_TASK TO COMPLETE_.
Please, without the pictures, retype exactly the lines from the start of the material through the line that holds "-1.8, -1.95, -2.1]".

* start COLLECTED DATA *

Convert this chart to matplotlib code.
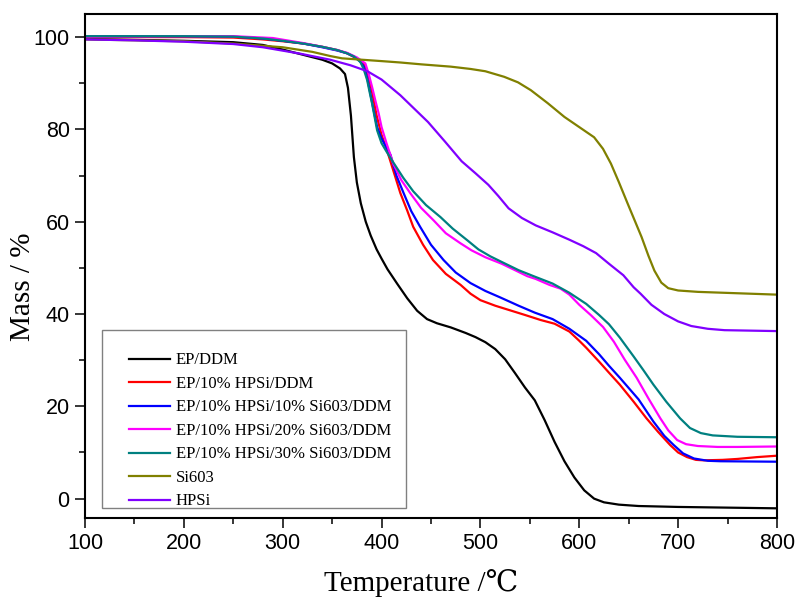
import matplotlib
matplotlib.use("Agg")
import matplotlib.pyplot as plt
from matplotlib.patches import Rectangle
from matplotlib.ticker import MultipleLocator

# TGA curves (temperature in C, mass in %)
t_ep = [100, 150, 200, 250, 280, 300, 320, 340, 350, 358, 363, 366, 369, 372, 375, 379, 384, 389,
        395, 400, 406, 416, 426, 436, 446, 456, 470, 485, 495, 505, 515, 525, 535, 545, 555, 565,
        575, 585, 595, 605, 615, 625, 640, 660, 700, 750, 800]
m_ep = [99.6, 99.4, 99.2, 98.9, 98.3, 97.3, 96.2, 95.1, 94.3, 93.2, 92.0, 89.0, 83.0, 74.0, 68.5, 64.0,
        60.0, 57.0, 54.0, 52.0, 49.7, 46.5, 43.4, 40.7, 38.9, 38.0, 37.1, 35.9, 35.0, 33.9, 32.4, 30.2,
        27.2, 24.1, 21.3, 17.0, 12.3, 8.1, 4.6, 1.8, 0.0, -0.8, -1.3, -1.6, -1.8, -1.95, -2.1]

t_hp = [100, 200, 250, 280, 300, 321, 340, 355, 365, 372, 378, 383, 387, 391, 395, 400, 405, 412,
        419, 426, 432, 442, 452, 465, 480, 490, 500, 515, 530, 545, 561, 575, 590, 600, 607, 620,
        630, 641, 655, 668, 680, 692, 700, 709, 718, 726, 745, 760, 780, 800]
m_hp = [100.0, 100.0, 99.9, 99.5, 99.1, 98.6, 97.9, 97.2, 96.5, 95.7, 95.0, 93.8, 91.5, 87.5, 83.0, 78.8,
        75.8, 71.0, 66.2, 62.4, 58.9, 55.0, 51.7, 48.7, 46.3, 44.4, 43.0, 41.8, 40.8, 39.8, 38.7, 37.9,
        36.2, 34.2, 32.7, 29.7, 27.3, 24.7, 21.0, 17.4, 14.4, 11.6, 10.0, 9.0, 8.4, 8.3, 8.4, 8.6, 9.0, 9.3]

t_hp10 = [100, 200, 250, 280, 300, 321, 340, 355, 365, 372, 378, 382, 385.4, 388, 391, 395.5, 400,
          409, 415, 422.5, 430, 439, 450, 462.7, 475, 490, 505, 520, 538.6, 555, 573, 590, 607, 620,
          630, 641, 660, 675, 686, 695.6, 705, 716, 730, 743, 800]
m_hp10 = [100.2, 100.2, 100.1, 99.7, 99.2, 98.6, 97.8, 97.1, 96.5, 95.8, 94.8, 93.6, 91.2, 88.5, 85.2,
          80.5, 78.0, 74.5, 70.0, 66.1, 62.3, 58.9, 55.0, 51.7, 49.0, 46.7, 45.0, 43.6, 41.8, 40.3, 38.9,
          36.8, 34.2, 31.3, 28.8, 26.2, 21.5, 16.7, 13.6, 11.6, 9.8, 8.7, 8.2, 8.1, 8.0]

t_hp20 = [100, 200, 250, 290, 321, 340, 355, 365, 375, 383.6, 387, 390.4, 394, 397, 400, 405, 412,
          420, 429, 440, 452.6, 465, 480, 491, 505, 521.5, 535, 547.4, 556, 570, 581, 590, 600, 612,
          624, 635, 646, 658, 670, 682, 690, 699, 708, 720, 740, 760, 800]
m_hp20 = [100.1, 100.2, 100.2, 99.8, 98.7, 97.9, 97.2, 96.6, 95.6, 94.3, 92.0, 89.2, 86.0, 83.5, 80.5,
          77.0, 72.5, 69.0, 66.2, 63.0, 60.3, 57.5, 55.3, 53.8, 52.3, 50.9, 49.5, 48.2, 47.6, 46.3, 45.5,
          44.2, 42.0, 39.7, 37.2, 34.0, 30.1, 26.2, 21.7, 17.4, 14.8, 12.7, 11.8, 11.4, 11.2, 11.2, 11.3]

t_hp30 = [100, 200, 250, 280, 300, 321, 340, 355, 365, 372, 378.6, 382, 385.4, 388, 390.4, 395.5, 400,
          405, 412, 422, 432, 445, 459.6, 472, 486.6, 498, 510, 520.4, 538.6, 553.8, 573, 590, 607,
          620, 630, 641, 655, 665, 675, 688, 702, 712, 723, 735, 760, 800]
m_hp30 = [100.2, 100.2, 100.1, 99.7, 99.2, 98.6, 97.9, 97.2, 96.5, 95.8, 94.6, 93.0, 90.7, 88.0, 85.6,
          79.8, 77.0, 75.2, 72.8, 69.5, 66.6, 63.6, 61.0, 58.5, 56.0, 54.0, 52.5, 51.4, 49.5, 48.2, 46.6,
          44.6, 42.2, 39.8, 37.8, 34.9, 30.8, 27.8, 24.7, 21.0, 17.4, 15.3, 14.2, 13.7, 13.4, 13.3]

t_si = [100, 150, 200, 250, 300, 330, 348, 360, 380, 400, 419, 440, 470, 490, 505, 524, 538, 551,
        568, 585, 600, 615, 624, 632, 640, 649, 656, 663, 670, 676, 683, 690, 700, 720, 760, 800]
m_si = [99.5, 99.3, 99.1, 98.6, 97.8, 96.8, 95.9, 95.4, 95.1, 94.8, 94.5, 94.1, 93.6, 93.1, 92.6, 91.4,
        90.2, 88.5, 85.7, 82.7, 80.5, 78.3, 75.8, 72.6, 68.6, 63.9, 60.3, 56.7, 52.6, 49.4, 46.8, 45.6,
        45.1, 44.8, 44.5, 44.2]

t_hpsi = [100, 150, 200, 250, 280, 318, 348, 368.5, 385.7, 400, 419, 433, 447, 464, 481, 495, 508,
          518, 528.5, 542, 556, 573, 590, 604, 617, 630, 644.6, 655, 662, 673, 686, 700, 713.3, 730,
          747, 800]
m_hpsi = [99.5, 99.3, 99.0, 98.5, 97.8, 96.4, 95.1, 93.9, 92.6, 90.8, 87.4, 84.5, 81.6, 77.4, 73.1, 70.5,
          68.0, 65.6, 62.9, 60.8, 59.2, 57.7, 56.1, 54.7, 53.2, 50.9, 48.4, 45.8, 44.4, 42.0, 40.0, 38.4,
          37.4, 36.8, 36.5, 36.3]

series = [
    (t_ep, m_ep, "EP/DDM", "#000000"),
    (t_hp, m_hp, "EP/10% HPSi/DDM", "#ff0000"),
    (t_hp10, m_hp10, "EP/10% HPSi/10% Si603/DDM", "#0000ff"),
    (t_hp20, m_hp20, "EP/10% HPSi/20% Si603/DDM", "#ff00ff"),
    (t_hp30, m_hp30, "EP/10% HPSi/30% Si603/DDM", "#008080"),
    (t_si, m_si, "Si603", "#808000"),
    (t_hpsi, m_hpsi, "HPSi", "#8000ff"),
]

serif = ["Liberation Serif", "DejaVu Serif"]
sans = ["Liberation Sans", "DejaVu Sans"]

fig = plt.figure(figsize=(7.96, 5.97), dpi=100)
ax = fig.add_axes([0.1068, 0.1323, 0.8693, 0.8442])

for t, m, lab, col in series:
    ax.plot(t, m, color=col, lw=1.6, label=lab)

ax.set_xlim(100, 800)
ax.set_ylim(-4.2, 105)
ax.xaxis.set_major_locator(MultipleLocator(100))
ax.xaxis.set_minor_locator(MultipleLocator(50))
ax.yaxis.set_major_locator(MultipleLocator(20))
ax.yaxis.set_minor_locator(MultipleLocator(10))
ax.tick_params(which="major", direction="out", length=7, width=1.1, labelsize=15.5, pad=4)
ax.tick_params(which="minor", direction="out", length=4.5, width=1.1)
for lbl in ax.get_xticklabels() + ax.get_yticklabels():
    lbl.set_family(sans)
for sp in ax.spines.values():
    sp.set_linewidth(1.5)

ax.set_xlabel("Temperature /\u2103", family=serif, fontsize=21)
ax.set_ylabel("Mass / %", family=serif, fontsize=21)
ax.xaxis.set_label_coords(0.486, -0.129)
ax.xaxis.label.set_va("center")
ax.yaxis.set_label_coords(-0.0897, 0.458)
ax.yaxis.label.set_va("center")
ax.yaxis.label.set_ha("center")

# legend frame drawn separately (Origin-style padding)
ax.add_patch(Rectangle((0.0246, 0.0198), 0.44, 0.353, transform=ax.transAxes,
                       fill=False, edgecolor="#808080", lw=1.0, zorder=5))
ax.legend(loc="lower left", bbox_to_anchor=(0.046, -0.006), frameon=False,
          prop={"family": serif, "size": 12}, handlelength=2.5, handletextpad=0.35,
          labelspacing=0.45, borderpad=0.2)

fig.savefig("out.png", dpi=100, facecolor="white")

* end COLLECTED DATA *

_WRITTEN REPLY_.
Convert this chart to matplotlib code.
import matplotlib
matplotlib.use("Agg")
import matplotlib.pyplot as plt
from matplotlib.patches import Rectangle
from matplotlib.ticker import MultipleLocator

# TGA curves (temperature in C, mass in %)
t_ep = [100, 150, 200, 250, 280, 300, 320, 340, 350, 358, 363, 366, 369, 372, 375, 379, 384, 389,
        395, 400, 406, 416, 426, 436, 446, 456, 470, 485, 495, 505, 515, 525, 535, 545, 555, 565,
        575, 585, 595, 605, 615, 625, 640, 660, 700, 750, 800]
m_ep = [99.6, 99.4, 99.2, 98.9, 98.3, 97.3, 96.2, 95.1, 94.3, 93.2, 92.0, 89.0, 83.0, 74.0, 68.5, 64.0,
        60.0, 57.0, 54.0, 52.0, 49.7, 46.5, 43.4, 40.7, 38.9, 38.0, 37.1, 35.9, 35.0, 33.9, 32.4, 30.2,
        27.2, 24.1, 21.3, 17.0, 12.3, 8.1, 4.6, 1.8, 0.0, -0.8, -1.3, -1.6, -1.8, -1.95, -2.1]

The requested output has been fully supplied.